All posts
Optimisation·5 min read

Sounding and XContest validation: the comparison we plan to build

We do not have automated validation against radiosonde soundings or XContest flight activity yet. Here is what we plan to build, and why it is non-trivial.

There are two independent things you can verify a soaring forecast against. The atmosphere itself, via radiosonde soundings: temperature, humidity, wind as a function of height, twice a day from a handful of UK launch sites. And the pilot experience, via flight activity: where people flew, how far, and on which days the forecast told them to. The verification streams the validation pipeline will be built around come from those two sources, plus a third more speculative one (instrument feedback). Each has its own complications. The current overall state of validation is covered in the validation post - this post is the specific version: what each stream actually involves.

Stream one: 12Z radiosonde soundings against the model. The UK and nearby upper-air network has a small set of useful stations, with varying schedule reliability. The conceptual operation is straightforward: every cycle, extract the model's forecast sounding at the radiosonde site location, time-matched to the observation, and score boundary layer height and LCL against the observed profile. The non-trivial parts are: (a) automated ingest of the observation files in their published format, (b) consistent definition of boundary layer height between model and observation (the schemes use different criteria, so an apples-to-apples comparison needs care), and (c) persistence of the results in a way that produces a public dashboard rather than a stack of one-off plots.

Stream two: XContest correlation with day rating. XContest publishes daily flight activity that can be correlated against `day_rating` at known launch sites. The non-trivial parts are: (a) terms of service for automated access to flight data, (b) handling the obvious confounders (weekday vs weekend flying, school holidays, weather visibility distinct from soaring quality), and (c) the long sample window required - meaningful correlation needs months of summer data, not weeks.

Stream three, more speculative: structured pilot or instrument feedback on observed cloudbase and observed climb rates. Some integrators may be willing to pipe back anonymised summary data - observed cloudbase at known sites, observed average climb rates by hour - that would give us direct verification of the fields the API actually serves. This is the highest-value verification source if it can be set up, because it speaks directly to what pilots care about rather than to atmospheric quantities they care about indirectly.

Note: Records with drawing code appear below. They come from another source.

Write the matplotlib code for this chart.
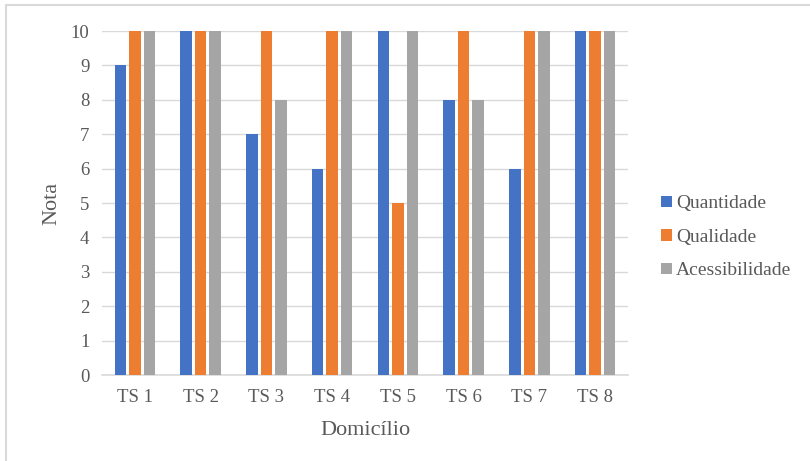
import matplotlib.pyplot as plt
import numpy as np
from matplotlib.patches import Rectangle

categories = ["TS 1", "TS 2", "TS 3", "TS 4", "TS 5", "TS 6", "TS 7", "TS 8"]
quantidade = [9, 10, 7, 6, 10, 8, 6, 10]
qualidade = [10, 10, 10, 10, 5, 10, 10, 10]
acessibilidade = [10, 10, 8, 10, 10, 8, 10, 10]
series_names = ["Quantidade", "Qualidade", "Acessibilidade"]
colors = ["#4472C4", "#ED7D31", "#A5A5A5"]

plt.rcParams['font.family'] = ['Liberation Serif', 'DejaVu Serif']
text_color = "#595959"

fig = plt.figure(figsize=(8.10, 4.61), dpi=100)
ax = fig.add_axes([102 / 810, 1 - 375 / 461, 526 / 810, 344 / 461])

x = np.arange(len(categories))
step = 0.22
width = 0.175
for i, (vals, name, c) in enumerate(zip([quantidade, qualidade, acessibilidade], series_names, colors)):
    ax.bar(x + (i - 1) * step, vals, width=width, color=c, label=name, zorder=3)

ax.set_xlim(-0.5, len(categories) - 0.5)
ax.set_ylim(0, 10)
ax.set_yticks(range(0, 11))
ax.set_xticks(x)
ax.set_xticklabels(categories)
ax.grid(axis='y', color="#D9D9D9", linewidth=1, zorder=0)
for s in ["top", "right", "left"]:
    ax.spines[s].set_visible(False)
ax.spines["bottom"].set_color("#D9D9D9")
ax.spines["bottom"].set_linewidth(1.2)
ax.tick_params(axis='both', length=0, labelsize=13.5, colors=text_color)
ax.tick_params(axis='x', pad=10)
ax.tick_params(axis='y', pad=9)

ax.set_ylabel("Nota", fontsize=16, color=text_color, labelpad=7)
ax.set_xlabel("Domicílio", fontsize=16, color=text_color, labelpad=11)

leg = ax.legend(loc='center left', bbox_to_anchor=(1.03, 0.40), frameon=False,
                fontsize=14, handlelength=0.55, handleheight=0.55, handletextpad=0.2,
                labelspacing=0.85)
for t in leg.get_texts():
    t.set_color(text_color)

fig.patches.append(Rectangle((6 / 810, -0.1), 1.2, 1 - 5 / 461 + 0.1, transform=fig.transFigure,
                             fill=False, edgecolor="#D9D9D9", linewidth=1.5, zorder=0))

fig.savefig("out.png", dpi=100)
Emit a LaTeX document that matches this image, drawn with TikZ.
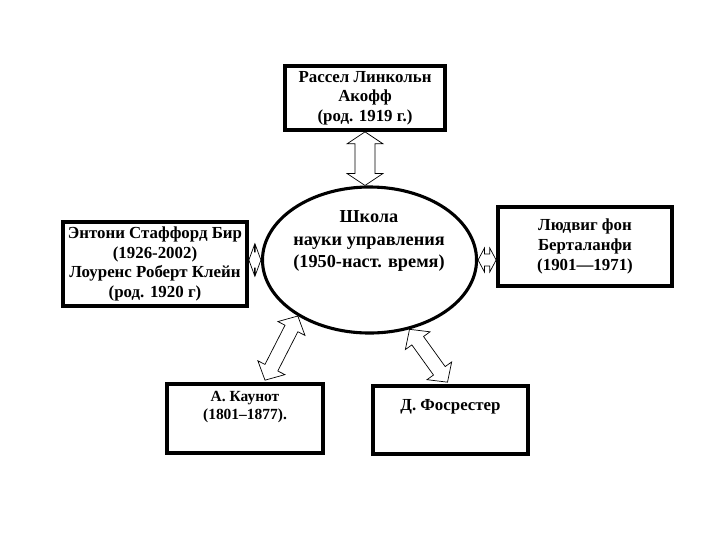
\documentclass[tikz,border=0pt]{standalone}
\usepackage{fontspec}
\setmainfont{Liberation Serif}
\usepackage{tikz}
\usetikzlibrary{positioning, calc, shapes.geometric}

% outlined two-headed block arrow: from, to, head length, head half-width, shaft half-width
\newcommand{\dblarrow}[5]{%
  \coordinate (ta) at ($#1!#3!#2$);
  \coordinate (tb) at ($#2!#3!#1$);
  \draw[blockarrow] #1 -- ($(ta)!#4!90:#2$) -- ($(ta)!#5!90:#2$) -- ($(tb)!#5!-90:#1$) -- ($(tb)!#4!-90:#1$)
    -- #2 -- ($(tb)!#4!90:#1$) -- ($(tb)!#5!90:#1$) -- ($(ta)!#5!-90:#2$) -- ($(ta)!#4!-90:#2$) -- cycle;
}

\begin{document}
\begin{tikzpicture}[x=0.025cm, y=-0.025cm,
    every node/.style={align=center},
    personbox/.style={draw, line width=2.6pt, fill=white, inner sep=2pt},
    boxtext/.style={font=\fontsize{12}{14}\selectfont\bfseries},
    blockarrow/.style={draw=black, line width=0.5pt, fill=white, line join=miter}]
    \useasboundingbox (0,0) rectangle (720,540);

    % School (centre)
    \node[ellipse, draw, line width=2.2pt, minimum width=5.35cm, minimum height=3.65cm, inner sep=0pt] (school) at (369.5,260) {};
    \node[font=\fontsize{13}{16}\selectfont\bfseries] (schooltxt) at (369,241) {Школа\\науки управления\\(1950-наст. время)};

    % Persons
    \node[personbox, boxtext, minimum width=4.0cm, minimum height=1.6cm] (akoff) at (365,98) {Рассел Линкольн\\Акофф\\(род. 1919 г.)};
    \node[personbox, boxtext, minimum width=4.6cm, minimum height=2.1cm] (beer) at (155,264) {Энтони Стаффорд Бир\\(1926-2002)\\Лоуренс Роберт Клейн\\(род. 1920 г)};
    \node[personbox, boxtext, minimum width=4.35cm, minimum height=1.975cm] (bertalanffy) at (585,246.5) {Людвиг фон\\Берталанфи\\(1901—1971)};
    \node[personbox, minimum width=3.9cm, minimum height=1.725cm] (kaunot) at (245,418.5) {};
    \node[font=\fontsize{11}{12.5}\selectfont\bfseries, below=3pt of kaunot.north] (kaunottxt) {А. Каунот\\(1801–1877).};
    \node[personbox, minimum width=3.875cm, minimum height=1.7cm] (forrester) at (450.5,420) {};
    \node[boxtext, below=7pt of forrester.north] (forrestertxt) {Д. Фосрестер};

    % Links
    \coordinate (schooltop) at (akoff.south |- school.north);
    \coordinate (kaunottop) at ($(kaunot.north)+(20,-2)$);
    \coordinate (forrestertop) at ($(forrester.north)+(-3,-2)$);
    \dblarrow{(akoff.south)}{(schooltop)}{0.3cm}{0.45cm}{0.25cm}
    \dblarrow{(beer.east |- school.west)}{(school.west)}{0.14cm}{0.38cm}{0.2cm}
    \dblarrow{(school.east)}{(bertalanffy.west |- school.east)}{0.16cm}{0.3cm}{0.15cm}
    \dblarrow{(school.218)}{(kaunottop)}{0.35cm}{0.38cm}{0.18cm}
    \dblarrow{(school.300)}{(forrestertop)}{0.35cm}{0.38cm}{0.18cm}
\end{tikzpicture}
\end{document}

What is in the way of just building it. Engineering capacity. Each stream is plumbing work that does not directly improve the forecast but is a precondition for any quantitative claim about forecast quality. We have prioritised getting the live forecast pipeline solid, the API endpoints out the door, and the site usable for early integrators ahead of building the verification work that would let us quote bias numbers in marketing material. That is an explicit choice. It is also the choice that has to flip soon.

What we plan to ship first. The 12Z sounding stream, against selected UK upper-air sites, with a public dashboard. That is the smallest meaningful verification deliverable: it gives us defensible numbers on boundary layer height and cloudbase against an established observation source, on a daily cadence, with a public artifact that anyone can check. Whatever it shows when it lands gets published here, alongside the broader validation roadmap.